Driving around Galway is easy until you actually arrive in Galway, when it becomes very very hard. So it’s a good thing that after our Aran daytrip we didn’t feel the need to go anywhere for a while. Like a lot of college towns, Galway is good for long hours of hanging out doing nothing significant, and that’s what we did. We strolled around and sat and ate and went to Charlie Byrne’s bookstore and strolled some more. Very occasionally I took a picture.
Also like a lot of college towns, Galway is well stocked with garbage, particularly in its waterways. The swans (which the town has like some places have pigeons) probably appreciate this, although I don’t know if they have any use for Carlsberg cans. I especially admired a giant rubbish-mound on the docks; it was unclear whether the trash was being gathered and deposited here for shipment elsewhere, or if it would later be scattered along the Corrib for the enjoyment of passersby.
All the strolling and eating and bookstore-going was good, but Galway is also known for its cultural events, and on our last night in town we felt like we should probably do something that seemed more like something. So we picked a convenient event in the Cúirt litfest, the play Grenades. Actually, I think it was me who picked it. I believe my thought process was something like “the theater is within walking distance and it says in the program that the heroine likes the Undertones, and I used to like them, so, sure, let’s go.” Unfortunately, I failed to fully consider that the play was (a) critically acclaimed, (b) intended to Make a Statement about the Troubles, and (c) told from the point of view of a tragic yet sassy adolescent girl. The combination of these factors pretty much guaranteed that we would hate it. Plus, the heroine wasn’t even a real fan of the Undertones, she was just copying her martyred older brother. So much for teenage kicks.
From Galway we took the bus (crowded) to the boat (very crowded) to Inishmore (crowded in Kilronan, empty after that).
Because none of the standard transportation options — rent-a-bikes, minibus tours, expensive horse-carts — appealed to us, we set out on foot. Walking to Dun Aengus, the big-deal prehistoric fort everybody is supposed to see, would have made us miss the boat back to the mainland, so instead we headed toward the Black Fort, which turned out to be even less popular than we expected. On the entire walk we saw only three or four other humans and indeed very few mammals of any sort, although we did pass by a pasture where frolicsome goatkids were taunting their hobbled elders, all very allegorical.
After an hour or so of stumbling over stone pavements and clambering over stone fences we reached the other side of the island. Unlike at the Cliffs of Moher, there’s nothing here to stop a person from tumbling over the edge and bouncing the hundreds of feet down to the Atlantic.

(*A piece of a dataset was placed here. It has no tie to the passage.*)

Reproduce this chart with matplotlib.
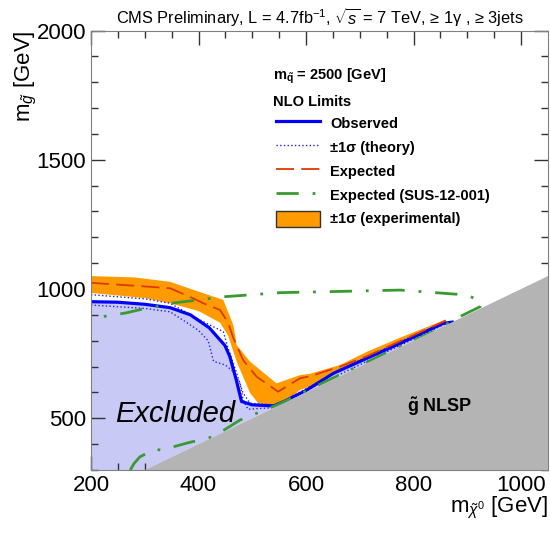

It’s very difficult to convey the scale of the cliffs. The tidy little cubes of rock you see at the bottom are as big as houses. Possibly bigger.
Everything is very rectilinear.
Except when it isn’t.
Getting to the Black Fort itself involves a number of don’t-look-down moments, but once we were on the other side of the wall it was rather cozy.
The lashing rain didn’t start until after we got back to Kilronan. There we ate warm fish chowder, and stood around soggily on the docks with assorted Australians, and watched work crews build another pier that will help more tourists get to the primordial isle and help more residents leave it.
It’s a little misleading that I’ve gone on this long without mentioning food, since the subject is pretty much always first in my mind, on vacation or at any other time.
Our very first meal in Ireland was at Govinda’s, a vegetarian Indian minichain with an outlet near where we were staying. The Hare Krishna Muzak drifting over the steam table was disconcerting but the potatoes were abundant.
Thereafter we had a few good restaurant experiences — at the Winding Stair (as R mentioned) in Dublin, Cafe Sol in Kilkenny, Ard Bia in Galway, and especially Out of the Blue in Dingle — but in my opinion our best eating overall consisted of various configurations of CHEESE. Durrus, Gubbeen, Ardrahan, many others enjoyed and their names forgotten. The happily ubiquitous brown bread is a perfect delivery system for these delights (when it’s not busy with large amounts of butter).
In Dublin our room had a wee kitchenette and a tiny table on which to spread things procured from Sheridan’s and Fallon & Byrne, but in Kenmare we had a real kitchen. This meant we could do laundry and spend days wondering whether it would ever dry; it (and the local SuperValu and the bakery and Truffle Pig and the Jam takeaway case) also allowed for happy scenes such as this:
Preparing cheesy meals meant there were dishes to do, but guess what? There really are fairies in Ireland, and they help with the washing up.